Dalsa Origin Camera and Dalsa Digital 4k Cinema Lenses
©2016 Jorge Diaz-Amador, all rights reserved
Updated 25 November 2016
Dalsa is a semiconductor imaging company based in Canada. The company specializes in producing image sensors for the industrial and scientific market. Dalsa provided many of the sensors on NASA’s Mars rovers. The company was acquired by Teledyne in 2010.
Dalsa Origin, Origin II and Evolution Cameras
The original Dalsa Origin was the first large single-sensor 4k digital cinema camera when it was introduced as a prototype at NAB in 2003.
Dalsa invested heavily in this project. They established a facility in Woodland Hills, CA where their cameras and lenses were intended to be offered as rental only items, following the Panavision model.
The original Dalsa Origin camera was quite large and heavy. A smaller and lighter Dalsa Origin II “Evolution” camera was introduced in 2007.
Dalsa Digital 4k Cinema Lenses
The Dalsa Digital Cinema prime lenses are a unique set of cine lenses that were developed for for the Dalsa Origin II 4k digital cinema camera around 2007.
The lenses were designed to complement the Origin cameras and were intended to be offered on a rental-only model, and only went out on 4k rentals.
They were built around Leitz Leica-R stills lenses. The original Leica-R lens mechanics were removed, and the optical “cores” were installed in new custom designed housings.
Since these lenses were designed for the 35mm still film format (FF35 24 x 36mm), they were able to cover the Dalsa 4k sensor which was slightly larger than Super 35 (18 x 24 mm).
The housings use either a cam/follower focus system or a combination of cams and focus threads. The optical blocks are mounted on linear bearings for smooth movement along the optical axis. The Dalsa 4k lenses were not intended to ever be sold, and they were meant to be frequently serviced – every time they came back from a rental.
The Dalsa 4k lenses were specifically designed to thwart anyone who attempted to disassemble a lens. The company was concerned about the potential that the lenses might be rented, disassembled and reverse-engineered. So they are, in effect, “booby trapped”. If a Dalsa 4k lens is disassembled using the wrong procedure, it is nearly impossible to re-assemble it correctly.

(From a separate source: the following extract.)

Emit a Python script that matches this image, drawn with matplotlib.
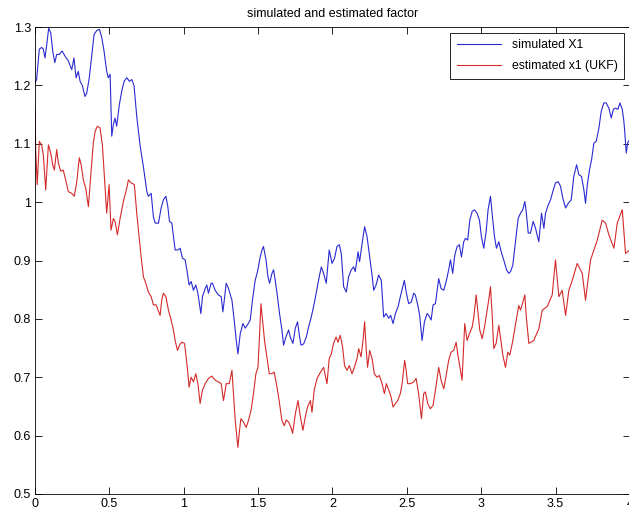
import matplotlib
matplotlib.use("Agg")
import matplotlib.pyplot as plt
import numpy as np

plt.rcParams['font.family'] = ['Liberation Sans', 'DejaVu Sans']

# time grid and simulated factor X1
t_sim = [0.000, 0.011, 0.029, 0.045, 0.056, 0.067, 0.079, 0.092, 0.106, 0.119,
         0.133, 0.146, 0.164, 0.182, 0.202, 0.224, 0.247, 0.262, 0.276, 0.291,
         0.303, 0.318, 0.336, 0.348, 0.365, 0.382, 0.397, 0.415, 0.433, 0.449,
         0.464, 0.482, 0.493, 0.505, 0.516, 0.527, 0.538, 0.549, 0.567, 0.583,
         0.599, 0.617, 0.635, 0.651, 0.666, 0.684, 0.707, 0.729, 0.752, 0.762,
         0.781, 0.796, 0.808, 0.830, 0.848, 0.863, 0.880, 0.893, 0.904, 0.920,
         0.931, 0.942, 0.960, 0.976, 0.991, 1.009, 1.021, 1.036, 1.050, 1.065,
         1.081, 1.095, 1.115, 1.126, 1.144, 1.155, 1.166, 1.184, 1.193, 1.211,
         1.233, 1.252, 1.263, 1.274, 1.285, 1.301, 1.324, 1.339, 1.353, 1.364,
         1.380, 1.398, 1.413, 1.429, 1.447, 1.462, 1.480, 1.496, 1.514, 1.526,
         1.536, 1.553, 1.566, 1.577, 1.593, 1.604, 1.615, 1.627, 1.644, 1.660,
         1.671, 1.687, 1.705, 1.716, 1.734, 1.750, 1.765, 1.777, 1.788, 1.806,
         1.824, 1.839, 1.857, 1.877, 1.896, 1.913, 1.925, 1.940, 1.958, 1.978,
         1.997, 2.014, 2.030, 2.046, 2.059, 2.075, 2.093, 2.108, 2.126, 2.142,
         2.153, 2.172, 2.182, 2.199, 2.216, 2.232, 2.250, 2.266, 2.277, 2.293,
         2.310, 2.328, 2.344, 2.360, 2.378, 2.391, 2.407, 2.423, 2.441, 2.456,
         2.472, 2.483, 2.497, 2.512, 2.530, 2.546, 2.557, 2.573, 2.586, 2.602,
         2.618, 2.636, 2.647, 2.663, 2.676, 2.692, 2.714, 2.730, 2.748, 2.766,
         2.781, 2.793, 2.808, 2.822, 2.838, 2.853, 2.867, 2.882, 2.894, 2.909,
         2.923, 2.939, 2.954, 2.972, 2.988, 3.001, 3.017, 3.033, 3.046, 3.062,
         3.073, 3.089, 3.102, 3.118, 3.134, 3.151, 3.170, 3.185, 3.197, 3.212,
         3.230, 3.248, 3.264, 3.279, 3.293, 3.302, 3.316, 3.331, 3.349, 3.365,
         3.387, 3.405, 3.421, 3.432, 3.450, 3.466, 3.481, 3.499, 3.517, 3.533,
         3.548, 3.567, 3.585, 3.605, 3.622, 3.641, 3.656, 3.674, 3.690, 3.701,
         3.713, 3.728, 3.742, 3.757, 3.773, 3.791, 3.807, 3.824, 3.840, 3.858,
         3.874, 3.888, 3.903, 3.919, 3.932, 3.948, 3.959, 3.966, 3.975, 3.984,
         3.997]
x_sim = [1.204, 1.210, 1.262, 1.265, 1.262, 1.247, 1.270, 1.298, 1.290, 1.259,
         1.239, 1.253, 1.253, 1.259, 1.250, 1.242, 1.227, 1.247, 1.213, 1.224,
         1.207, 1.200, 1.181, 1.187, 1.213, 1.253, 1.287, 1.294, 1.296, 1.282,
         1.259, 1.224, 1.213, 1.219, 1.113, 1.133, 1.144, 1.130, 1.167, 1.190,
         1.207, 1.213, 1.207, 1.210, 1.199, 1.147, 1.096, 1.060, 1.018, 1.010,
         1.015, 0.975, 0.964, 0.964, 0.990, 1.004, 1.010, 0.992, 0.967, 0.964,
         0.941, 0.918, 0.918, 0.921, 0.904, 0.901, 0.884, 0.858, 0.864, 0.849,
         0.858, 0.844, 0.809, 0.838, 0.852, 0.858, 0.844, 0.861, 0.861, 0.849,
         0.841, 0.838, 0.812, 0.835, 0.861, 0.852, 0.832, 0.798, 0.763, 0.740,
         0.775, 0.792, 0.784, 0.790, 0.798, 0.832, 0.866, 0.881, 0.906, 0.918,
         0.924, 0.901, 0.872, 0.861, 0.878, 0.884, 0.866, 0.844, 0.809, 0.781,
         0.755, 0.769, 0.781, 0.769, 0.758, 0.784, 0.795, 0.772, 0.755, 0.757,
         0.769, 0.786, 0.803, 0.826, 0.852, 0.875, 0.889, 0.878, 0.861, 0.918,
         0.895, 0.904, 0.924, 0.927, 0.912, 0.855, 0.846, 0.872, 0.884, 0.889,
         0.881, 0.915, 0.898, 0.929, 0.958, 0.941, 0.906, 0.875, 0.849, 0.858,
         0.875, 0.866, 0.803, 0.809, 0.801, 0.806, 0.792, 0.809, 0.821, 0.838,
         0.855, 0.866, 0.844, 0.826, 0.829, 0.844, 0.841, 0.824, 0.806, 0.763,
         0.795, 0.809, 0.806, 0.798, 0.824, 0.826, 0.869, 0.852, 0.849, 0.866,
         0.884, 0.901, 0.878, 0.909, 0.924, 0.927, 0.906, 0.932, 0.938, 0.935,
         0.969, 0.984, 0.987, 0.981, 0.969, 0.941, 0.921, 0.950, 0.987, 1.010,
         0.981, 0.941, 0.921, 0.932, 0.915, 0.901, 0.884, 0.878, 0.881, 0.892,
         0.932, 0.972, 0.981, 0.987, 1.001, 0.984, 0.947, 0.947, 0.967, 0.955,
         0.932, 0.981, 0.955, 0.981, 0.995, 1.004, 1.018, 1.033, 1.035, 1.027,
         1.007, 0.990, 0.998, 1.004, 1.044, 1.064, 1.047, 1.044, 1.021, 0.998,
         1.030, 1.056, 1.073, 1.101, 1.104, 1.127, 1.156, 1.170, 1.170, 1.161,
         1.144, 1.159, 1.161, 1.159, 1.170, 1.159, 1.138, 1.116, 1.084, 1.101,
         1.107]

# time grid and UKF estimate of x1
t_est = [0.000, 0.005, 0.015, 0.029, 0.045, 0.056, 0.072, 0.090, 0.106, 0.119,
         0.130, 0.146, 0.157, 0.173, 0.190, 0.209, 0.224, 0.247, 0.264, 0.281,
         0.298, 0.310, 0.325, 0.341, 0.359, 0.377, 0.392, 0.404, 0.419, 0.437,
         0.453, 0.471, 0.482, 0.498, 0.511, 0.527, 0.538, 0.554, 0.572, 0.594,
         0.617, 0.628, 0.646, 0.668, 0.684, 0.700, 0.713, 0.729, 0.745, 0.762,
         0.781, 0.796, 0.814, 0.841, 0.852, 0.863, 0.880, 0.897, 0.915, 0.931,
         0.942, 0.958, 0.971, 0.987, 1.005, 1.016, 1.028, 1.036, 1.050, 1.065,
         1.081, 1.095, 1.110, 1.126, 1.144, 1.166, 1.189, 1.211, 1.233, 1.252,
         1.267, 1.279, 1.285, 1.306, 1.324, 1.334, 1.346, 1.357, 1.364, 1.375,
         1.384, 1.402, 1.420, 1.435, 1.452, 1.469, 1.485, 1.499, 1.509, 1.519,
         1.530, 1.543, 1.559, 1.575, 1.593, 1.608, 1.627, 1.644, 1.660, 1.676,
         1.689, 1.705, 1.721, 1.732, 1.750, 1.768, 1.783, 1.801, 1.817, 1.832,
         1.851, 1.862, 1.877, 1.896, 1.913, 1.940, 1.963, 1.978, 1.992, 2.007,
         2.024, 2.037, 2.052, 2.068, 2.081, 2.098, 2.113, 2.131, 2.147, 2.165,
         2.176, 2.192, 2.205, 2.216, 2.227, 2.236, 2.250, 2.266, 2.281, 2.299,
         2.315, 2.333, 2.349, 2.362, 2.378, 2.394, 2.407, 2.423, 2.438, 2.456,
         2.468, 2.478, 2.485, 2.495, 2.505, 2.524, 2.546, 2.562, 2.579, 2.598,
         2.613, 2.624, 2.640, 2.658, 2.676, 2.692, 2.714, 2.730, 2.748, 2.766,
         2.781, 2.797, 2.815, 2.831, 2.845, 2.860, 2.871, 2.882, 2.889, 2.905,
         2.921, 2.939, 2.950, 2.966, 2.979, 2.990, 3.006, 3.022, 3.040, 3.050,
         3.062, 3.073, 3.084, 3.100, 3.118, 3.129, 3.145, 3.163, 3.178, 3.192,
         3.210, 3.230, 3.252, 3.264, 3.279, 3.293, 3.302, 3.320, 3.353, 3.387,
         3.410, 3.443, 3.477, 3.499, 3.522, 3.544, 3.567, 3.589, 3.612, 3.645,
         3.679, 3.701, 3.735, 3.780, 3.813, 3.836, 3.858, 3.892, 3.914, 3.948,
         3.970, 3.997]
x_est = [1.162, 1.087, 1.030, 1.104, 1.098, 1.081, 1.021, 1.098, 1.084, 1.064,
         1.055, 1.090, 1.067, 1.053, 1.055, 1.035, 1.018, 1.015, 1.010, 1.035,
         1.076, 1.064, 1.038, 1.024, 0.992, 1.053, 1.101, 1.121, 1.130, 1.127,
         1.098, 1.027, 0.981, 1.030, 0.952, 0.972, 0.967, 0.944, 0.972, 1.001,
         1.024, 1.038, 1.033, 1.030, 0.981, 0.941, 0.907, 0.872, 0.861, 0.846,
         0.838, 0.824, 0.824, 0.806, 0.832, 0.844, 0.838, 0.815, 0.798, 0.781,
         0.763, 0.746, 0.755, 0.760, 0.758, 0.735, 0.706, 0.683, 0.700, 0.692,
         0.706, 0.689, 0.655, 0.678, 0.689, 0.698, 0.702, 0.695, 0.692, 0.689,
         0.660, 0.678, 0.689, 0.689, 0.712, 0.672, 0.626, 0.597, 0.580, 0.609,
         0.629, 0.623, 0.614, 0.626, 0.643, 0.672, 0.706, 0.717, 0.769, 0.826,
         0.798, 0.763, 0.735, 0.706, 0.706, 0.709, 0.683, 0.655, 0.626, 0.617,
         0.627, 0.623, 0.614, 0.604, 0.637, 0.660, 0.634, 0.609, 0.632, 0.649,
         0.660, 0.640, 0.678, 0.698, 0.706, 0.717, 0.689, 0.732, 0.740, 0.758,
         0.769, 0.760, 0.772, 0.752, 0.720, 0.712, 0.720, 0.706, 0.717, 0.732,
         0.749, 0.735, 0.763, 0.795, 0.746, 0.717, 0.746, 0.732, 0.706, 0.700,
         0.703, 0.689, 0.672, 0.689, 0.678, 0.666, 0.649, 0.655, 0.660, 0.672,
         0.689, 0.712, 0.729, 0.712, 0.689, 0.689, 0.692, 0.698, 0.672, 0.629,
         0.672, 0.675, 0.655, 0.646, 0.652, 0.678, 0.717, 0.695, 0.680, 0.706,
         0.729, 0.743, 0.746, 0.760, 0.735, 0.712, 0.695, 0.752, 0.792, 0.763,
         0.775, 0.786, 0.803, 0.841, 0.809, 0.781, 0.766, 0.786, 0.815, 0.832,
         0.855, 0.809, 0.749, 0.758, 0.789, 0.769, 0.738, 0.717, 0.743, 0.738,
         0.760, 0.790, 0.823, 0.815, 0.828, 0.841, 0.806, 0.758, 0.763, 0.783,
         0.815, 0.821, 0.841, 0.901, 0.838, 0.849, 0.806, 0.849, 0.866, 0.895,
         0.878, 0.832, 0.901, 0.935, 0.969, 0.964, 0.944, 0.921, 0.964, 0.987,
         0.912, 0.918]

x_ticks = [0, 0.5, 1, 1.5, 2, 2.5, 3, 3.5, 4]
y_ticks = [0.5, 0.6, 0.7, 0.8, 0.9, 1.0, 1.1, 1.2, 1.3]

fig = plt.figure(figsize=(6.29, 5.23), dpi=100)
ax = fig.add_axes([35 / 629, 29 / 523, 595 / 629, 467 / 523])

ax.plot(t_sim, x_sim, color='#2a2ad2', lw=0.8, label='simulated X1')
ax.plot(t_est, x_est, color='#d42a2a', lw=0.8, label='estimated x1 (UKF)')

ax.set_xlim(0, 4)
ax.set_ylim(0.5, 1.3)
ax.set_xticks(x_ticks)
ax.set_xticklabels([f'{v:g}' for v in x_ticks])
ax.set_yticks(y_ticks)
ax.set_yticklabels([f'{v:g}' for v in y_ticks])
ax.tick_params(direction='in', length=5, width=0.6, top=True, right=True,
               labelsize=9, pad=3)
for s in ax.spines.values():
    s.set_linewidth(0.6)

ax.set_title('simulated and estimated factor', fontsize=9, pad=7)

leg = ax.legend(loc='upper right', fontsize=8.8, frameon=True, fancybox=False,
                edgecolor='black', framealpha=1, handlelength=3.6,
                borderaxespad=0.45, borderpad=0.55, labelspacing=0.75,
                handletextpad=0.9)
leg.get_frame().set_linewidth(0.6)

fig.savefig('out.png', dpi=100)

NOTE: CinemaTechnic, in consultation with the original manufacturer of the lens housings, has developed service procedures for the Dalsa Digital Cinema lenses. We have successfully repaired multiple Dalsa lenses, including two that were dropped. If you have a need for service on these lenses, please get in touch via email.
Very Limited Production
In the end, only 14 Dalsa Origin cameras were built, and only 11 sets of Dalsa Digital Cinema lenses were built.
The full Dalsa Digital Cinema 4k Lens Set consists of:
Dalsa 4k 19mm f2.8 (Leitz Elmarit-R)
Dalsa 4k 24mm f2.8 (Leitz Elmarit-R)
Dalsa 4k 28mm f2.8 (Leitz Elmarit-R)
Dalsa 4k 35mm f1.4 (Leitz Summilux-R)
Dalsa 4k 50mm f1.4 (Leitz Summilux-R)
Dalsa 4k 80mm f1.4 (Leitz Summilux-R)
Dalsa 4k 100mm f2.8 (Leitz Elmarit-R)
Dalsa 4k 180mm f2.0 (Leitz Apo-Summicron-R)
NOTE: Following a convention that is common with low-volume rehoused lenses, the iris scales are marked in T stops, although the values more likely represent f stops.
As a rough guide, for modern multi-coated prime lenses, the T stop is usually at least 0.1 stop slower than the f stop. So the f1.4 lenses are likely T1.5, the f2.0 lenses T2.1 and the f2.8 lenses T2.9 or 3.0.
Closing of Dalsa’s Digital Cinema Division
Dalsa was a publicly traded company, and due to the combination of the economic crisis and beginning of the Great Recession, and subsequent shareholder pressure, Dalsa closed its digital cinema division in 2008.
Most of the remaining Origin cameras were sent to Ryerson University in Toronto, Canada. Two Origin cameras are held by the Academy of Motion Picture Arts and Sciences Pickford Center.
After the close of the Dalsa Digital Cinema division, most of the Dalsa 4k Primes were offered for sale by Alan Gordon Enterprises. Most have found their way into the hands of owner-operators.